- **Problem to solve**: Transcribe the listing exactly, leaving out every picture.

## Begin Data excerpt

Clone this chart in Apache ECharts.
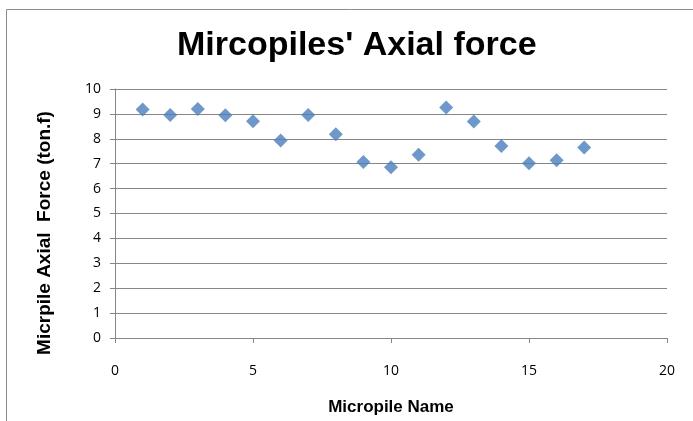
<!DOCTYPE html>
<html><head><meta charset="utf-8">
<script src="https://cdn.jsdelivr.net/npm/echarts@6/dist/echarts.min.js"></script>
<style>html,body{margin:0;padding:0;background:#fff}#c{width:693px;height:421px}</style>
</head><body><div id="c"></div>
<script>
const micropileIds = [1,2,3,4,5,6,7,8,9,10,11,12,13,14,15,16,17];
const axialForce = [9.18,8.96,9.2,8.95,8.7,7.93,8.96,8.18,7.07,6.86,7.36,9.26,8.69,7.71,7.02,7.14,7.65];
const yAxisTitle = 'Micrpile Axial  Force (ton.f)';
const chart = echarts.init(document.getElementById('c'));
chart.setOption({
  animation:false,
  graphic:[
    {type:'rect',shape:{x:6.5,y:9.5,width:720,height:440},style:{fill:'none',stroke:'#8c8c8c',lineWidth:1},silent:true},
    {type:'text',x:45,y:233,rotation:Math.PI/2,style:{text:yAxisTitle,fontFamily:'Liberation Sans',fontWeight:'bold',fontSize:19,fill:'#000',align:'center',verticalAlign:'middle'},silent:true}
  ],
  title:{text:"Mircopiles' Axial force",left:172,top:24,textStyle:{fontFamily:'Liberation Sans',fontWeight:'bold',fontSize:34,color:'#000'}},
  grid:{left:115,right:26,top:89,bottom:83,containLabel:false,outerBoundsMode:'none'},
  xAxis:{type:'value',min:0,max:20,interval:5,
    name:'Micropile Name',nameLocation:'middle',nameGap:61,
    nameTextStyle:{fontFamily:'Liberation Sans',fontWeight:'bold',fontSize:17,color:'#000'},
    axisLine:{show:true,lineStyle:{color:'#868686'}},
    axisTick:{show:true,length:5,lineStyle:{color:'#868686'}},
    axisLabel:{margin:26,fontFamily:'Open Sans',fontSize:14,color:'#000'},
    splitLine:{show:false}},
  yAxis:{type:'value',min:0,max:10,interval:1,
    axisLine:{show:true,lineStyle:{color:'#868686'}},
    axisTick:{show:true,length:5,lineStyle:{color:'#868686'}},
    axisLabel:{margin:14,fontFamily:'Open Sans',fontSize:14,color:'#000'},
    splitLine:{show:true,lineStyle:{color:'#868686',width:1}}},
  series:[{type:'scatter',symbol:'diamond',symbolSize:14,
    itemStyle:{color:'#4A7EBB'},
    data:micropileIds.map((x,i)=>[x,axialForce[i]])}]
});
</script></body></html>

## End Data excerpt

- **Reply**:
Clone this chart in Apache ECharts.
<!DOCTYPE html>
<html><head><meta charset="utf-8">
<script src="https://cdn.jsdelivr.net/npm/echarts@6/dist/echarts.min.js"></script>
<style>html,body{margin:0;padding:0;background:#fff}#c{width:693px;height:421px}</style>
</head><body><div id="c"></div>
<script>
const micropileIds = [1,2,3,4,5,6,7,8,9,10,11,12,13,14,15,16,17];
const axialForce = [9.18,8.96,9.2,8.95,8.7,7.93,8.96,8.18,7.07,6.86,7.36,9.26,8.69,7.71,7.02,7.14,7.65];
const yAxisTitle = 'Micrpile Axial  Force (ton.f)';
const chart = echarts.init(document.getElementById('c'));
chart.setOption({
  animation:false,
  graphic:[
    {type:'rect',shape:{x:6.5,y:9.5,width:720,height:440},style:{fill:'none',stroke:'#8c8c8c',lineWidth:1},silent:true},
    {type:'text',x:45,y:233,rotation:Math.PI/2,style:{text:yAxisTitle,fontFamily:'Liberation Sans',fontWeight:'bold',fontSize:19,fill:'#000',align:'center',verticalAlign:'middle'},silent:true}
  ],
  title:{text:"Mircopiles' Axial force",left:172,top:24,textStyle:{fontFamily:'Liberation Sans',fontWeight:'bold',fontSize:34,color:'#000'}},
  grid:{left:115,right:26,top:89,bottom:83,containLabel:false,outerBoundsMode:'none'},
  xAxis:{type:'value',min:0,max:20,interval:5,
    name:'Micropile Name',nameLocation:'middle',nameGap:61,
    nameTextStyle:{fontFamily:'Liberation Sans',fontWeight:'bold',fontSize:17,color:'#000'},
    axisLine:{show:true,lineStyle:{color:'#868686'}},
    axisTick:{show:true,length:5,lineStyle:{color:'#868686'}},
    axisLabel:{margin:26,fontFamily:'Open Sans',fontSize:14,color:'#000'},
    splitLine:{show:false}},
  yAxis:{type:'value',min:0,max:10,interval:1,
    axisLine:{show:true,lineStyle:{color:'#868686'}},
    axisTick:{show:true,length:5,lineStyle:{color:'#868686'}},
    axisLabel:{margin:14,fontFamily:'Open Sans',fontSize:14,color:'#000'},
    splitLine:{show:true,lineStyle:{color:'#868686',width:1}}},
  series:[{type:'scatter',symbol:'diamond',symbolSize:14,
    itemStyle:{color:'#4A7EBB'},
    data:micropileIds.map((x,i)=>[x,axialForce[i]])}]
});
</script></body></html>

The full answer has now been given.